Un film de Sophie Barthes

Suicide à l’ellipse

En France près de Rouen, une jeune femme innocente fraîchement sortie du couvent est promise à un médecin de campagne, Monsieur Charles Bovary.
Pensant vivre ainsi les passions et les aventures auxquelles elle aspire, Emma Rouault devient ainsi Madame Bovary et part s’installer avec son nouveau mari en dehors de la ville. Mais très vite gagnée par la désillusion d’une vie monocorde à la campagne, Madame Bovary va tenter d’échapper à son destin et ainsi s’ouvrir à de nouvelles fréquentations aux cotés d’un duc, d’un clerc et d’un commerçant.

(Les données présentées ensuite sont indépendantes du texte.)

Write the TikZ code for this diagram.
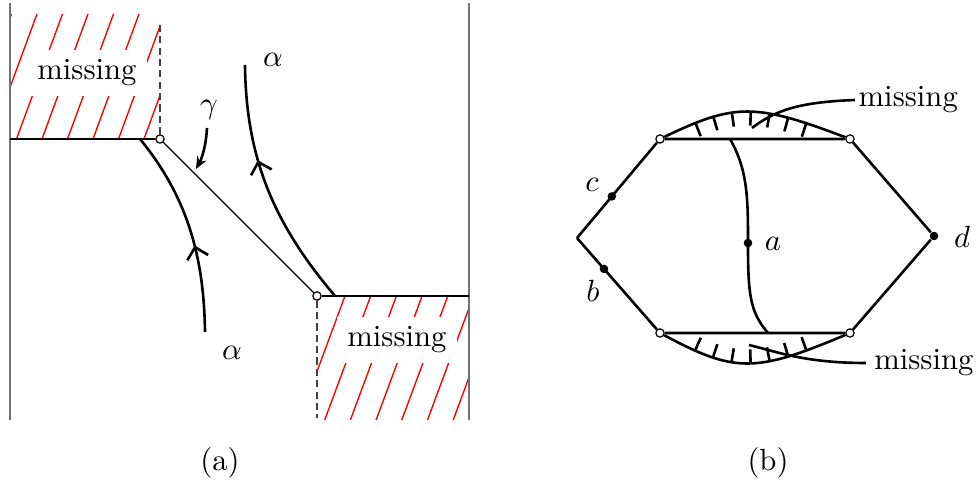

Présenté à Deauville 2009, le premier long métrage de Sophie Barthes "Âmes en stock", nous avait clairement laissé un souvenir mitigé, une sorte de potentiel mal exploité. Six ans plus tard, même festival et même réalisatrice, nous découvrons son deuxième long métrage solo, à savoir le sixième "Madame Bovary" de l’histoire du cinéma, parallèlement adapté au moins trois fois à la télévision. En bref, Sophie a tenté de faire du neuf avec du vieux. Se risquer à une énième interprétation de Madame Bovary pourrait être assimilé à de la folie : il n’empêche que lorsque Sophie Barthes a reçu le script, elle a pensé pouvoir amener quelque chose de différent, voir stimulant. Pari réussi ?

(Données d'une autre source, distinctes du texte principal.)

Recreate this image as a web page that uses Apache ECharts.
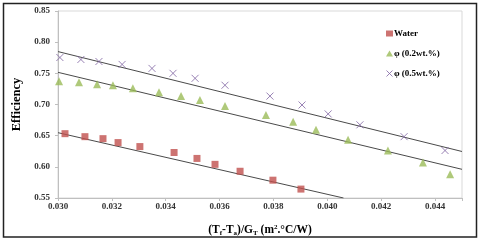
<!DOCTYPE html>
<html><head><meta charset="utf-8">
<script src="https://cdn.jsdelivr.net/npm/echarts@6/dist/echarts.min.js"></script>
<style>html,body{margin:0;padding:0;background:#fff}#c{width:480px;height:242px}</style>
</head><body><div id="c"></div>
<script>
// Data
const waterX = [0.03026,0.0310,0.03167,0.03223,0.03304,0.03431,0.03516,0.03583,0.03676,0.03798,0.03902];
const waterY = [0.6532,0.6484,0.6452,0.6389,0.6325,0.623,0.6135,0.604,0.5929,0.5786,0.5643];
const phi02X = [0.03004,0.03078,0.03145,0.03204,0.03278,0.03375,0.03457,0.03527,0.0362,0.03772,0.03873,0.03958,0.04077,0.04225,0.04355,0.04456];
const phi02Y = [0.7373,0.7357,0.7325,0.7309,0.7262,0.7198,0.7135,0.7071,0.6976,0.6833,0.6722,0.6595,0.6436,0.6262,0.6071,0.5881];
const phi05X = [0.03007,0.03085,0.03152,0.03238,0.03349,0.03427,0.03509,0.0362,0.03787,0.03906,0.04003,0.04121,0.04285,0.04437];
const phi05Y = [0.7754,0.7722,0.769,0.7643,0.7579,0.75,0.742,0.7309,0.7135,0.6992,0.6849,0.6674,0.6484,0.6262];
// Linear trend line end points
const trendWater = [[0.030,0.6548],[0.0406,0.55]];
const trend02 = [[0.030,0.7516],[0.045,0.596]];
const trend05 = [[0.030,0.7849],[0.045,0.6246]];
const seriesNames = ['Water','φ (0.2wt.%)','φ (0.5wt.%)'];
const xTicks = {min:0.030,max:0.045,interval:0.002};
const yTicks = {min:0.55,max:0.85,interval:0.05};

const zip = (a,b)=>a.map((v,i)=>[v,b[i]]);
const font = 'Liberation Serif';
const crossPath = 'path://M0,0L10,10M10,0L0,10';
const trendStyle = {type:'line',symbol:'none',silent:true,lineStyle:{color:'#4a4a4a',width:1},z:1};

const chart = echarts.init(document.getElementById('c'),null,{renderer:'canvas'});
chart.setOption({
  animation:false,
  backgroundColor:'#fff',
  grid:{left:58,right:18,top:11,bottom:42,show:true,borderColor:'#d9d9d9',borderWidth:1},
  graphic:[{type:'rect',shape:{x:3.5,y:3.5,width:473,height:233.5},style:{fill:'none',stroke:'#222',lineWidth:1.5},z:100}],
  legend:{
    orient:'vertical',left:381,top:24,itemGap:11,itemWidth:7,itemHeight:6,
    textStyle:{fontFamily:font,fontWeight:'bold',fontSize:9,color:'#000',padding:[0,0,0,-4]},
    data:[
      {name:seriesNames[0],icon:'rect'},
      {name:seriesNames[1],icon:'triangle'},
      {name:seriesNames[2],icon:crossPath,itemStyle:{color:'transparent',borderColor:'#8064a2',borderWidth:1}}
    ]
  },
  xAxis:{
    type:'value',min:xTicks.min,max:xTicks.max,interval:xTicks.interval,
    axisLine:{show:true,lineStyle:{color:'#bfbfbf'}},
    axisTick:{show:true,length:3,lineStyle:{color:'#bfbfbf'}},
    splitLine:{show:false},
    axisLabel:{fontFamily:font,fontWeight:'bold',fontSize:9,color:'#333',margin:4,
      formatter:v=> v>0.0445?'':v.toFixed(3)},
    name:'(T{sub|f}-T{sub|a})/G{sub|T} (m{sup|2}.°C/W)',
    nameLocation:'middle',nameGap:26,
    nameTextStyle:{fontFamily:font,fontWeight:'bold',fontSize:11.5,color:'#000',
      rich:{sub:{fontFamily:font,fontWeight:'bold',fontSize:7,color:'#000',padding:[6,0,0,0]},
            sup:{fontFamily:font,fontWeight:'bold',fontSize:7,color:'#000',padding:[0,0,6,0]}}}
  },
  yAxis:{
    type:'value',min:yTicks.min,max:yTicks.max,interval:yTicks.interval,
    axisLine:{show:true,lineStyle:{color:'#bfbfbf'}},
    axisTick:{show:true,length:3,lineStyle:{color:'#bfbfbf'}},
    splitLine:{show:false},
    axisLabel:{fontFamily:font,fontWeight:'bold',fontSize:9,color:'#333',margin:8,formatter:v=>v.toFixed(2)},
    name:'Efficiency',nameLocation:'middle',nameGap:34,nameRotate:90,
    nameTextStyle:{fontFamily:font,fontWeight:'bold',fontSize:12.5,color:'#000'}
  },
  series:[
    Object.assign({name:'tw',data:trendWater},trendStyle),
    Object.assign({name:'t2',data:trend02},trendStyle),
    Object.assign({name:'t5',data:trend05},trendStyle),
    {name:seriesNames[0],type:'scatter',data:zip(waterX,waterY),symbol:'rect',symbolSize:7,
      itemStyle:{color:'#c0504d'},z:3},
    {name:seriesNames[1],type:'scatter',data:zip(phi02X,phi02Y),symbol:'triangle',symbolSize:8,
      itemStyle:{color:'#9bbb59'},z:3},
    {name:seriesNames[2],type:'scatter',data:zip(phi05X,phi05Y),symbol:crossPath,symbolSize:7,
      itemStyle:{color:'transparent',borderColor:'#8064a2',borderWidth:1},z:3}
  ]
});
</script></body></html>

Le film nous conte la vie d’Emma Rouault, devenu Bovary. Contrairement à l’œuvre originale où l’auteur présente différents points de vue, Emma est le personnage clef autour duquel tout gravite : à commencer par son insipide mari (Henry Lloyd-Hughes), ses amants et son vendeur de robes préféré. C’est appréciable mais voici la première chose qu’on reproche au film et peut-être bien la seule : pourquoi avoir concentré sur un an seulement les événements qui ont conduit à la tragique mort de cette maniaque du shopping. Une seule toute petite année lui a suffit à perdre patience et à perdre la boule. Et très honnêtement pour le spectateur, s’il n’y avait pas eu la saison de l’automne à la suite de l’été, on aurait eu l’impression qu’il s’était passé deux semaines entre son arrivée à la campagne et sa mort. Comment arriver à croire à une déchéance et un désespoir aussi rapide ? Les folies de l’amour et la soif de la consommation ne sont-elles pas des choses qui nous rongent à petit feu ?

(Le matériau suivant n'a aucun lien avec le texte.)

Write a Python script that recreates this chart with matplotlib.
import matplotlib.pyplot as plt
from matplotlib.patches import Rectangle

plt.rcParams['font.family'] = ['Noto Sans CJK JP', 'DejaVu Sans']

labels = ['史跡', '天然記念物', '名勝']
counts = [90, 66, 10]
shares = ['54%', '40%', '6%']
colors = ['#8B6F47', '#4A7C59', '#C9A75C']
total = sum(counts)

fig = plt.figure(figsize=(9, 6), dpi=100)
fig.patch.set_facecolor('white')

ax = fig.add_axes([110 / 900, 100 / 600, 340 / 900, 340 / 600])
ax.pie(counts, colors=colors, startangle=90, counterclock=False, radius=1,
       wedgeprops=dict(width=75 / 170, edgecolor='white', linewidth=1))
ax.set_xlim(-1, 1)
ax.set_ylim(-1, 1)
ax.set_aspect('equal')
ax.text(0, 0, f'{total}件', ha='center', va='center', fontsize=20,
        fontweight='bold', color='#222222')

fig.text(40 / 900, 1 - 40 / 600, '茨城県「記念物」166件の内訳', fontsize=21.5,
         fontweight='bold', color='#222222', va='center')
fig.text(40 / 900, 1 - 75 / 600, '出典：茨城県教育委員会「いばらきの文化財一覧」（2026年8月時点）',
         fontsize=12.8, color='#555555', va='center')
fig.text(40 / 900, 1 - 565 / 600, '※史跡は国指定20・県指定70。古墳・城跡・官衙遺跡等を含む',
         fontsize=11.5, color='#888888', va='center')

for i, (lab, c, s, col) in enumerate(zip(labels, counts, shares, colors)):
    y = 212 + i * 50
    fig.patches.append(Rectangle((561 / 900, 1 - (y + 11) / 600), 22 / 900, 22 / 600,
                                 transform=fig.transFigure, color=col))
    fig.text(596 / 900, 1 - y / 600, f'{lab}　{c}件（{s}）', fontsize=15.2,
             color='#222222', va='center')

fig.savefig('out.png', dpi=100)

Mais au-delà de cette trame narrative sur un an, la tragique histoire pour le spectateur est qu’on ne ressent rien et qu'on ne vit pas l’action. Alors oui, par moment la tête à claques de Madame Bovary qui pense que tout lui est dû nous fait réagir et nous rappelle peut-être des personnes de notre entourage mais globalement c’est l’électrocardiogramme plat.

Certes, la reconstitution est réussie (notamment les costumes et accessoires), son beau casting crédible (à l’exception d’Ezra Miller qui ne colle pas au personnage de Léon) et Barthes tire quelques réflexions intéressantes sur les notions de commerce (au-delà des traditionnelles questions sur l’amour), le besoin de s’afficher avec de belles robes, la multiplication des crédits suivie de l’endettement. Elle nous raconte donc cette vie un peu grise d’une nana qui essaye d’oublier ses choix en égayant sa vie avec des robes colorées… Mais finalement, Madame Bovary, aurait dû être beaucoup plus complexe. Ce n’est pas juste une femme qui trompe son mari et achète des fringues, c’est une femme profondément torturée et prise au piège avec une vie ordinaire qu’elle n’avait jamais envisagée. Et, avouons-le, on ne ressent jamais cela dans le film.

Les choix de Sophie Barthes ne sont pas tous mauvais : commencer le film avec la fin est toujours un peu risqué mais nous donne le ton d’entrée de jeu ; ceci nous évitant complètement de considérer Madame Bovary comme une petite effrontée à papa qui pratique le suicide à chaque désillusion. Néanmoins, ses raccourcis et sa ligne de temps trop courte ne permettent pas de comprendre comment cette héroïne passe de la désillusion à la destruction pour finalement arriver à la mort. Si l’unique motivation de Barthes était de réussir à reproduire une époque authentique, c’est chose faite. Pour le reste, on repassera.